When the question of German identity is at stake, it seems to me that we are dealing with a much more severe phenomenon than a relatively harmless satisfaction of the inclination to aggression. Rather, in the German encounter in the consulting room, when East and West meet in the analytic couple, a cultural border has to be overcome, confronting both protagonists with warded-off unwanted parts projected and forced into the other. My claim is that the struggle consists of deciding who in the analytic pair is the good and who is the evil (German) one.
In a 2016 article in The International Journal of Psychoanalysis (97/1), the Swiss psychoanalyst Bernard Reith described— in an intriguing metaphor drawing on Freud's statement that “the ego is not master in its own house”—what psychoanalysis does:
Opening analytic space is like opening one's home to turbulent guests, internal objects bringing unpleasant news from unconscious phantasy— news not only about trauma but also about drive, not only about what life has done to us but also what it makes us do. We would prefer to silence the visitors or, better still, find ways to lock the door (2016, p. 156).
The notions of the Homo Sovieticus and the socialist citizen opened up new realms of rethinking and understanding for me. To whom was I opening my door? Even as I was looking from the safe house of a West German, perhaps I was looking as if my patients “had a strawberry mark on [their] face” and I was “making a very honest attempt to take the challenge on bravely.” Quintessentially I have come to think that I encounter, when treating my patients with a background in the GDR, a prohibiting non-empathic object. But I know a prohibiting non-empathic object from my own childhood in West Germany, and the German society at large, only allowing for an impersonal self that is opposed to an independent inner world surfacing all too quickly in everyday challenges. To me, this expresses the authoritarian German legacy in its entirety of the 19th and 20th centuries. I suggest that it is this rigid German object that has been shoved back and forth between my patients and me. Getting to the depth of these attempts at projective identification and finding this object in oneself—that is when the treatments in the area of the German me are the most successful. As one patient once told me, “I am so appalled at my mother's coldness. But to be honest, I feel this cold and non-reachability inside myself.” And sometime later in the course of that treatment she added, “I'm always accusing you of being so cold. But I think it is me who is cold and who doesn't allow for being touched by you and your untiring attempts to reach me.”

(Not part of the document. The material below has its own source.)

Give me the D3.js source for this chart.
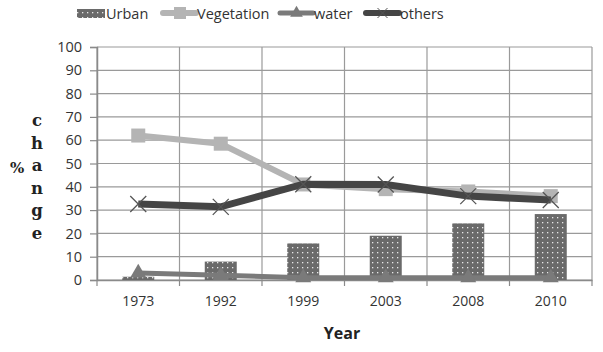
<!DOCTYPE html>
<html><head><meta charset="utf-8">
<script src="https://cdn.jsdelivr.net/npm/d3@7"></script>
<style>body{margin:0;background:#fff}svg{display:block}</style>
</head><body>
<script>
const years = ["1973","1992","1999","2003","2008","2010"];
const urban = [1.4, 7.9, 15.7, 19, 24.3, 28.3];
const vegetation = [62, 58.5, 41, 39, 38, 36];
const water = [3, 2, 1, 1, 1, 1];
const others = [32.6, 31.4, 41.1, 41, 36, 34.3];
const yTicks = [0,10,20,30,40,50,60,70,80,90,100];

const W = 603, H = 352;
const svg = d3.select("body").append("svg").attr("width", W).attr("height", H);
const m = {left: 97, right: 592, top: 47, bottom: 280};
const x = d3.scaleBand().domain(years).range([m.left, m.right]);
const y = d3.scaleLinear().domain([0,100]).range([m.bottom, m.top]);

const defs = svg.append("defs");
const pat = defs.append("pattern").attr("id","dots").attr("patternUnits","userSpaceOnUse")
  .attr("width",5).attr("height",5);
pat.append("rect").attr("width",5).attr("height",5).attr("fill","#6a6a6a");
pat.append("rect").attr("x",2).attr("y",2).attr("width",1.3).attr("height",1.3).attr("fill","#e8e8e8");

// gridlines
svg.append("g").selectAll("line").data(yTicks).join("line")
  .attr("x1", m.left).attr("x2", m.right).attr("y1", d=>y(d)).attr("y2", d=>y(d))
  .attr("stroke","#9a9a9a").attr("stroke-width",1.2);
const vx = years.map(d=>x(d)).concat([m.right]);
svg.append("g").selectAll("line").data(vx).join("line")
  .attr("x1", d=>d).attr("x2", d=>d).attr("y1", m.top).attr("y2", m.bottom)
  .attr("stroke","#9a9a9a").attr("stroke-width",1.2);

// axes
const yAxis = d3.axisLeft(y).tickValues(yTicks).tickSize(7).tickPadding(8);
const gy = svg.append("g").attr("transform",`translate(${m.left},0)`).call(yAxis);
gy.select(".domain").attr("stroke","#8a8a8a").attr("stroke-width",1.5);
gy.selectAll(".tick line").attr("stroke","#8a8a8a").attr("stroke-width",1.2);
gy.selectAll("text").attr("font-family","'Open Sans', sans-serif").attr("font-size",14.5).attr("fill","#333");

const xAxis = d3.axisBottom(x).tickSize(0).tickPadding(16);
const gx = svg.append("g").attr("transform",`translate(0,${m.bottom})`).call(xAxis);
gx.select(".domain").attr("stroke","#8a8a8a").attr("stroke-width",1.5);
gx.selectAll("text").attr("font-family","'Open Sans', sans-serif").attr("font-size",14).attr("fill","#333");
svg.append("g").selectAll("line").data(vx).join("line")
  .attr("x1", d=>d).attr("x2", d=>d).attr("y1", m.bottom).attr("y2", m.bottom+6)
  .attr("stroke","#8a8a8a").attr("stroke-width",1.2);

// bars
const bw = 32;
svg.append("g").selectAll("rect").data(years).join("rect")
  .attr("x", d=>x(d)+x.bandwidth()/2-bw/2).attr("width", bw)
  .attr("y", (d,i)=>y(urban[i])).attr("height", (d,i)=>y(0)-y(urban[i]))
  .attr("fill","url(#dots)");

const cx = d=>x(d)+x.bandwidth()/2;
const line = vals => d3.line().x((d,i)=>cx(years[i])).y((d,i)=>y(vals[i]))(vals);

// water
svg.append("path").attr("d", line(water)).attr("fill","none").attr("stroke","#7a7a7a").attr("stroke-width",5);
const tri = d3.symbol().type(d3.symbolTriangle).size(110);
svg.append("g").selectAll("path").data(years).join("path")
  .attr("transform",(d,i)=>`translate(${cx(d)},${y(water[i])})`).attr("d", tri()).attr("fill","#7a7a7a");

// vegetation
svg.append("path").attr("d", line(vegetation)).attr("fill","none").attr("stroke","#b4b4b4").attr("stroke-width",6);
svg.append("g").selectAll("rect").data(years).join("rect")
  .attr("x", d=>cx(d)-7).attr("y",(d,i)=>y(vegetation[i])-7).attr("width",14).attr("height",14)
  .attr("fill","#b4b4b4");

// others
svg.append("path").attr("d", line(others)).attr("fill","none").attr("stroke","#454545").attr("stroke-width",7);
svg.append("g").selectAll("path").data(years).join("path")
  .attr("transform",(d,i)=>`translate(${cx(d)},${y(others[i])})`)
  .attr("d","M-8,-8L8,8M-8,8L8,-8").attr("stroke","#555").attr("stroke-width",1.3);

// y label
const serif = "'DejaVu Serif', serif";
svg.append("text").attr("x",10).attr("y",173).text("%").attr("font-family",serif).attr("font-weight","bold").attr("font-size",15).attr("fill","#222");
"change".split("").forEach((c,i)=>{
  svg.append("text").attr("x",37).attr("y",126+i*22.6).attr("text-anchor","middle").text(c)
    .attr("font-family",serif).attr("font-weight","bold").attr("font-size",16.5).attr("fill","#222");
});
svg.append("text").attr("x",342).attr("y",339).attr("text-anchor","middle").text("Year")
  .attr("font-family","'Open Sans', sans-serif").attr("font-weight","bold").attr("font-size",16).attr("fill","#222");

// legend
const lg = svg.append("g").attr("font-family","'Open Sans', sans-serif").attr("font-size",14.5).attr("fill","#333");
lg.append("rect").attr("x",77).attr("y",9).attr("width",28).attr("height",9).attr("fill","url(#dots)");
lg.append("text").attr("x",106).attr("y",19).text("Urban");
function legLine(x0, color, w, label, mark){
  lg.append("line").attr("x1",x0).attr("x2",x0+33).attr("y1",13).attr("y2",13).attr("stroke",color).attr("stroke-width",w).attr("stroke-linecap","round");
  if(mark==="sq") lg.append("rect").attr("x",x0+11).attr("y",7).attr("width",12).attr("height",12).attr("fill",color);
  if(mark==="tri") lg.append("path").attr("transform",`translate(${x0+16.5},13)`).attr("d",d3.symbol().type(d3.symbolTriangle).size(70)()).attr("fill",color);
  if(mark==="x") lg.append("path").attr("transform",`translate(${x0+16.5},13)`).attr("d","M-5,-5L5,5M-5,5L5,-5").attr("stroke","#555").attr("stroke-width",1);
  lg.append("text").attr("x",x0+34).attr("y",19).text(label);
}
legLine(163,"#b4b4b4",6,"Vegetation","sq");
legLine(280,"#7a7a7a",5,"water","tri");
legLine(366,"#454545",6,"others","x");
</script>
</body></html>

In Being a Character: Psychoanalysis and Self Experience (1992), Christopher Bollas calls the objects that we choose evocative, opening the self “like a key fitting a lock” (p. 37). He describes such encounters as the “intelligent breeze of the other who moves through us, … shaping within us the ghost of that spirit when it is long gone” (p. 63). When all goes well, this is how it works with patients even as they seem to have diminished capacity at the onset. They choose us and we choose them; our treatment changes them and stays with them as they change. My patients with a GDR background become evocative objects for me, making me feel German, making me realize what it meant to have grown up in West Germany. They open a door for me to a deeper engagement with and understanding of my Germanness. I continue to work on finding the key and opening the Greman door over and over again.